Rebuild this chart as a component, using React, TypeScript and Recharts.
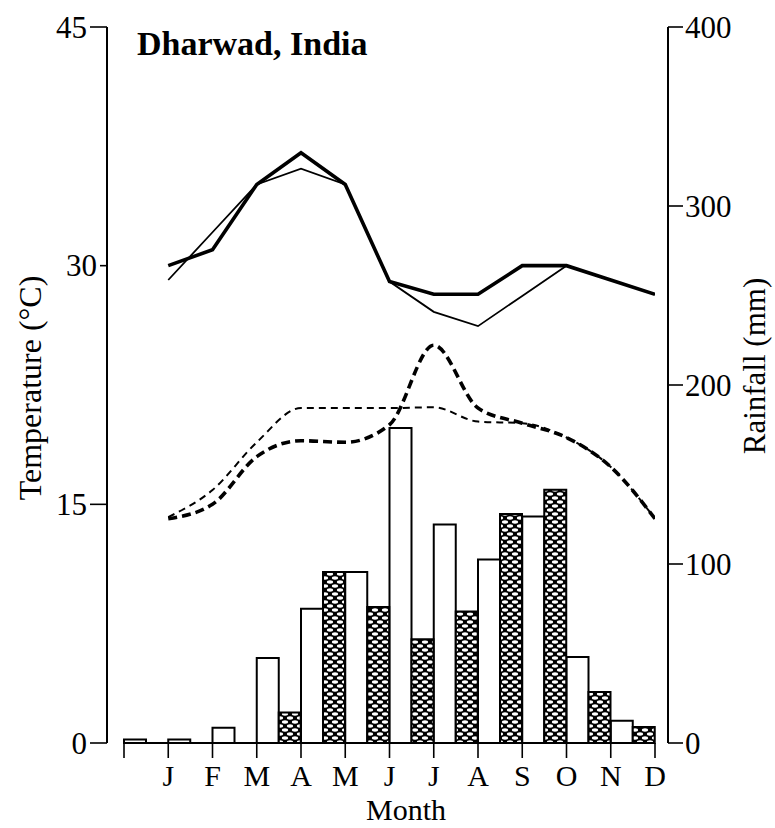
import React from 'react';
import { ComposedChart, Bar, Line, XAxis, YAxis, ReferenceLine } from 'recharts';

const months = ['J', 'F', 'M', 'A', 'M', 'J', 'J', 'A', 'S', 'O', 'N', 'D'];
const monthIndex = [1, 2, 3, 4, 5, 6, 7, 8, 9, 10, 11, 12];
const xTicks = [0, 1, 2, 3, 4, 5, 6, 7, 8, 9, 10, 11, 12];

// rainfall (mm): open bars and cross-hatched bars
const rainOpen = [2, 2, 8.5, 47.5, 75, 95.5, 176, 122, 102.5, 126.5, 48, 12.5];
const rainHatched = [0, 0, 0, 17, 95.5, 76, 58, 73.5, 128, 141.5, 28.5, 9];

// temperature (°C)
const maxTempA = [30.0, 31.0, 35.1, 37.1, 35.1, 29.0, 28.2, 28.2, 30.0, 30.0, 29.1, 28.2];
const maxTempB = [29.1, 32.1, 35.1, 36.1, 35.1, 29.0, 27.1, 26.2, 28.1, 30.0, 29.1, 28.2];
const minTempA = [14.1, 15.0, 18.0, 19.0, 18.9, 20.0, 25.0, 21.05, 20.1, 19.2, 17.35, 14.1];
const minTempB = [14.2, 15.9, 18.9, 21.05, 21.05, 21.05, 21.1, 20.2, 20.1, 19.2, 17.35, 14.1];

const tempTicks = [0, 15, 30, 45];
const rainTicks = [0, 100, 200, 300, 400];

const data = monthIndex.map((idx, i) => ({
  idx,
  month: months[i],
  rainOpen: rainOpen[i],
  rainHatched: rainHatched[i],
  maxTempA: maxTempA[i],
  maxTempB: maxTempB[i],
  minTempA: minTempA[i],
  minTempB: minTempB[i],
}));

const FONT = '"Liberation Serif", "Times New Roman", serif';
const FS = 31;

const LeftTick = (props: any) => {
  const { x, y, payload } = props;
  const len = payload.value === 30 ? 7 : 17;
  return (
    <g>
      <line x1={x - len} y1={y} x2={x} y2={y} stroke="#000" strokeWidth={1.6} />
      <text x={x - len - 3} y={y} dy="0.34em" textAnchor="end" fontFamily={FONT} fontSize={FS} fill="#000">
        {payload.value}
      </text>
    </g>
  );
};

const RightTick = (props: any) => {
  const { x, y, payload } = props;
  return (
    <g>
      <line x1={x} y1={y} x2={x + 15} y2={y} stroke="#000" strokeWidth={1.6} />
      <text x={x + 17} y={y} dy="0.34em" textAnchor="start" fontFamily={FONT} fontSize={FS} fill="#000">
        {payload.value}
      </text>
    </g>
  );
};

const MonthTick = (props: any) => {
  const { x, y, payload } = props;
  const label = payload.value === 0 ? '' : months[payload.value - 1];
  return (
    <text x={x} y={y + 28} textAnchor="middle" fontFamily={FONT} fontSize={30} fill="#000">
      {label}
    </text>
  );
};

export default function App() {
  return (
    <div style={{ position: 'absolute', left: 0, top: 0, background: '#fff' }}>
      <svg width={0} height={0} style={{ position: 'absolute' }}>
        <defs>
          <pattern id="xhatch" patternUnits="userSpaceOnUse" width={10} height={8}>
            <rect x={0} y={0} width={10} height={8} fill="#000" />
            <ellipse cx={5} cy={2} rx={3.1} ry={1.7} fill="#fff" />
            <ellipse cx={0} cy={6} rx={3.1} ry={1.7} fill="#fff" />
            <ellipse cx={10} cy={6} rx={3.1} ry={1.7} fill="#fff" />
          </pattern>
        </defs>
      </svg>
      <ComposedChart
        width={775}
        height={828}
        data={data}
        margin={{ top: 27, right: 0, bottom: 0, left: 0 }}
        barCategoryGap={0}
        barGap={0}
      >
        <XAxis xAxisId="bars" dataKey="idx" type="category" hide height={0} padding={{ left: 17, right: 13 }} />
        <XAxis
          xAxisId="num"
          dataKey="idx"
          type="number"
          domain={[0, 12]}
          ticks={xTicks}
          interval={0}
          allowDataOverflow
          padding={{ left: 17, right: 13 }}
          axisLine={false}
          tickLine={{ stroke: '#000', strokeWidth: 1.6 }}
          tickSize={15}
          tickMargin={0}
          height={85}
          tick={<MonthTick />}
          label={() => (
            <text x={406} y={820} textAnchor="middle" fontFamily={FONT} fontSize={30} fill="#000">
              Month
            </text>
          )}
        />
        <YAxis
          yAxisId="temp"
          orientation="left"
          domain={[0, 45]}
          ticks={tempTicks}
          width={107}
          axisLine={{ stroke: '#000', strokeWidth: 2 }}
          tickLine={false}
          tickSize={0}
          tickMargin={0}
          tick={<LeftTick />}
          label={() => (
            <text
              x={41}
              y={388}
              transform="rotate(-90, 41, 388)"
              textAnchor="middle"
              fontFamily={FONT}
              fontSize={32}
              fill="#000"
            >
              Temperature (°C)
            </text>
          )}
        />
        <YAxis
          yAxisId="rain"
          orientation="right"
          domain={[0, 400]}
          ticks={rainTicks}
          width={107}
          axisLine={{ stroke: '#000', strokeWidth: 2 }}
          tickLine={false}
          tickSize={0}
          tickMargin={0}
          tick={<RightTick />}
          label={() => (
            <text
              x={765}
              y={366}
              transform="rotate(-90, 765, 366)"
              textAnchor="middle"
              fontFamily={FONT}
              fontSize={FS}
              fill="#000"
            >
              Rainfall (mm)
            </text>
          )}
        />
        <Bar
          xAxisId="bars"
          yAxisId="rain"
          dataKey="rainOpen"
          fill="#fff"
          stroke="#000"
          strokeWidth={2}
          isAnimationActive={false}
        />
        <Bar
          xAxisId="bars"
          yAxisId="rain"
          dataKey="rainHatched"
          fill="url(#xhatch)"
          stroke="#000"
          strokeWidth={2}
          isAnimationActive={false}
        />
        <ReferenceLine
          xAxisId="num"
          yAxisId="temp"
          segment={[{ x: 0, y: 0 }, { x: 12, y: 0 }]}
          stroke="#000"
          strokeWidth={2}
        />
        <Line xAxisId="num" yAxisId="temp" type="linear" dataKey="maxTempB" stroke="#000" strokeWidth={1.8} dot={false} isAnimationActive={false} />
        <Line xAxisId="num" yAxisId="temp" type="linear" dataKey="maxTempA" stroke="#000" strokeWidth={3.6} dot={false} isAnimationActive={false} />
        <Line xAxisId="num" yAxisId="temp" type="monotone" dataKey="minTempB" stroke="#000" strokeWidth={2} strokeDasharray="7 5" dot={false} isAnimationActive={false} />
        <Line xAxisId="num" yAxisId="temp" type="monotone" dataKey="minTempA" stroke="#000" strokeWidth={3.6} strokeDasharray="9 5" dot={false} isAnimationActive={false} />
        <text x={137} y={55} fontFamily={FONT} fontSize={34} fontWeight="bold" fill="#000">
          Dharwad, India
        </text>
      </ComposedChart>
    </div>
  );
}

┄┄┄┄┄┄┄┄┄┄┄┄┄┄┄┄┄┄┄┄

Everything from the top line of the data down to and including the line with "const rainTicks = [0, 100, 200, 300, 400];" is to be copied, except the pictures.

#### [Answer to the problem]
Rebuild this chart as a component, using React, TypeScript and Recharts.
import React from 'react';
import { ComposedChart, Bar, Line, XAxis, YAxis, ReferenceLine } from 'recharts';

const months = ['J', 'F', 'M', 'A', 'M', 'J', 'J', 'A', 'S', 'O', 'N', 'D'];
const monthIndex = [1, 2, 3, 4, 5, 6, 7, 8, 9, 10, 11, 12];
const xTicks = [0, 1, 2, 3, 4, 5, 6, 7, 8, 9, 10, 11, 12];

// rainfall (mm): open bars and cross-hatched bars
const rainOpen = [2, 2, 8.5, 47.5, 75, 95.5, 176, 122, 102.5, 126.5, 48, 12.5];
const rainHatched = [0, 0, 0, 17, 95.5, 76, 58, 73.5, 128, 141.5, 28.5, 9];

// temperature (°C)
const maxTempA = [30.0, 31.0, 35.1, 37.1, 35.1, 29.0, 28.2, 28.2, 30.0, 30.0, 29.1, 28.2];
const maxTempB = [29.1, 32.1, 35.1, 36.1, 35.1, 29.0, 27.1, 26.2, 28.1, 30.0, 29.1, 28.2];
const minTempA = [14.1, 15.0, 18.0, 19.0, 18.9, 20.0, 25.0, 21.05, 20.1, 19.2, 17.35, 14.1];
const minTempB = [14.2, 15.9, 18.9, 21.05, 21.05, 21.05, 21.1, 20.2, 20.1, 19.2, 17.35, 14.1];

const tempTicks = [0, 15, 30, 45];
const rainTicks = [0, 100, 200, 300, 400];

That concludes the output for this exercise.